◆ Written instruction: Copy exactly the lines from the beginning of the data down to and including the line holding "import plotly.graph_objects as go", without any pictures.

◆ Provided data:
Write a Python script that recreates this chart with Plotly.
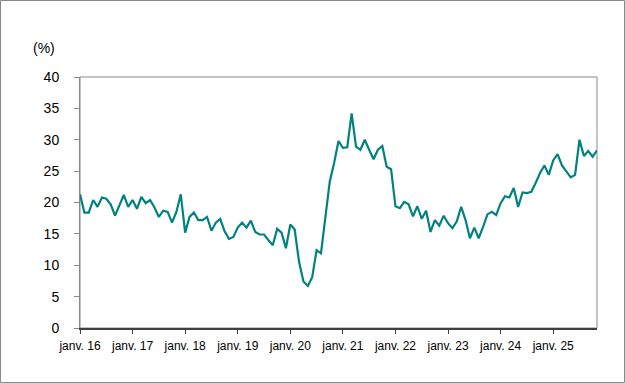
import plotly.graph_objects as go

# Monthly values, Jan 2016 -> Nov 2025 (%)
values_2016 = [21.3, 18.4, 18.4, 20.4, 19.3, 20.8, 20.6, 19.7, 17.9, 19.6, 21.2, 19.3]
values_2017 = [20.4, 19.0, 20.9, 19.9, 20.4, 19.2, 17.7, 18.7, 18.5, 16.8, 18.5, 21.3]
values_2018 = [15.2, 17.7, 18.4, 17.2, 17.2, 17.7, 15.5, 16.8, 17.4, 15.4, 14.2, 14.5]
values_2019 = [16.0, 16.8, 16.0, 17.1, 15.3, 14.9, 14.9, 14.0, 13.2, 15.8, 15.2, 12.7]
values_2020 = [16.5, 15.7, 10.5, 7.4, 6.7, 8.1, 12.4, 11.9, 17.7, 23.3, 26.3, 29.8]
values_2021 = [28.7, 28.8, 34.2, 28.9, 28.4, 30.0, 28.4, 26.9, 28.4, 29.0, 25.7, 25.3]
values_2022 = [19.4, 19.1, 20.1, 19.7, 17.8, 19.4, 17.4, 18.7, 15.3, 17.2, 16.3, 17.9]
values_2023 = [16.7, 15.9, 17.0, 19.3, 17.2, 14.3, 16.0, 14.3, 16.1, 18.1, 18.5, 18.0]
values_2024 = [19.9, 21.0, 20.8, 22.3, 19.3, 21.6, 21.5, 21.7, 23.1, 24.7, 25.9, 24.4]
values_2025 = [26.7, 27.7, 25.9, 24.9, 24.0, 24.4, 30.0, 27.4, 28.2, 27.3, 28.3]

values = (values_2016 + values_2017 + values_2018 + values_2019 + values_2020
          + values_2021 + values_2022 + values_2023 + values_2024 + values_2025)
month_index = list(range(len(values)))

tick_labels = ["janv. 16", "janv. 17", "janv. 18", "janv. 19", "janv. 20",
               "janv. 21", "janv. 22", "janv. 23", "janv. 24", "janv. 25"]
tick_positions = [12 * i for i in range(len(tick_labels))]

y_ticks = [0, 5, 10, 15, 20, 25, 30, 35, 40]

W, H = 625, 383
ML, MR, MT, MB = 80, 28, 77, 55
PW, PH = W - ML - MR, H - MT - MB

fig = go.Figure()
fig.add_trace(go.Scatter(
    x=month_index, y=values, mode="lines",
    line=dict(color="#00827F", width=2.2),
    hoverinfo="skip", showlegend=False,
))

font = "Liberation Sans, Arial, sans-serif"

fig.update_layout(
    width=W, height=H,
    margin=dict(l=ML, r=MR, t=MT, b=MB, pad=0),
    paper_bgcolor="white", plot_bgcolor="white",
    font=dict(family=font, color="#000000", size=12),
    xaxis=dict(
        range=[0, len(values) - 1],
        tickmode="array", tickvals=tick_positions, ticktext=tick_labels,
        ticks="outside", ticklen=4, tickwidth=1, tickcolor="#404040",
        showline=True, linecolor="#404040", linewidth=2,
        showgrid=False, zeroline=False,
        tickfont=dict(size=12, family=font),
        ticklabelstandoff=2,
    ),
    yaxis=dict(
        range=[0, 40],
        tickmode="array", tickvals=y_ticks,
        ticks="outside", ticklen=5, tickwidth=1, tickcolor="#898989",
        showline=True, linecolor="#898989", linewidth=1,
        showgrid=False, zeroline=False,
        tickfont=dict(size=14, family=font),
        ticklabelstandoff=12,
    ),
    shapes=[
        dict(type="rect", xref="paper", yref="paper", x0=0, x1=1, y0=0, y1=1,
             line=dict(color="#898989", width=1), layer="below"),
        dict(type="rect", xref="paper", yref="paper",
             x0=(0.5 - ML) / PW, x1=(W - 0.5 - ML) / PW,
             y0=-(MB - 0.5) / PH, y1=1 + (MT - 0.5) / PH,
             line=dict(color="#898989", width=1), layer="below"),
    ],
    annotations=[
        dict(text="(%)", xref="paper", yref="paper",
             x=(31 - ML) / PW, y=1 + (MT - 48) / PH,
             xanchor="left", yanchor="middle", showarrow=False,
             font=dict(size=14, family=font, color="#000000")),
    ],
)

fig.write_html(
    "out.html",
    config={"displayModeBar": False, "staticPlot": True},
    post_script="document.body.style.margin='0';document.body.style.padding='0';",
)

◆ Full solution:
Write a Python script that recreates this chart with Plotly.
import plotly.graph_objects as go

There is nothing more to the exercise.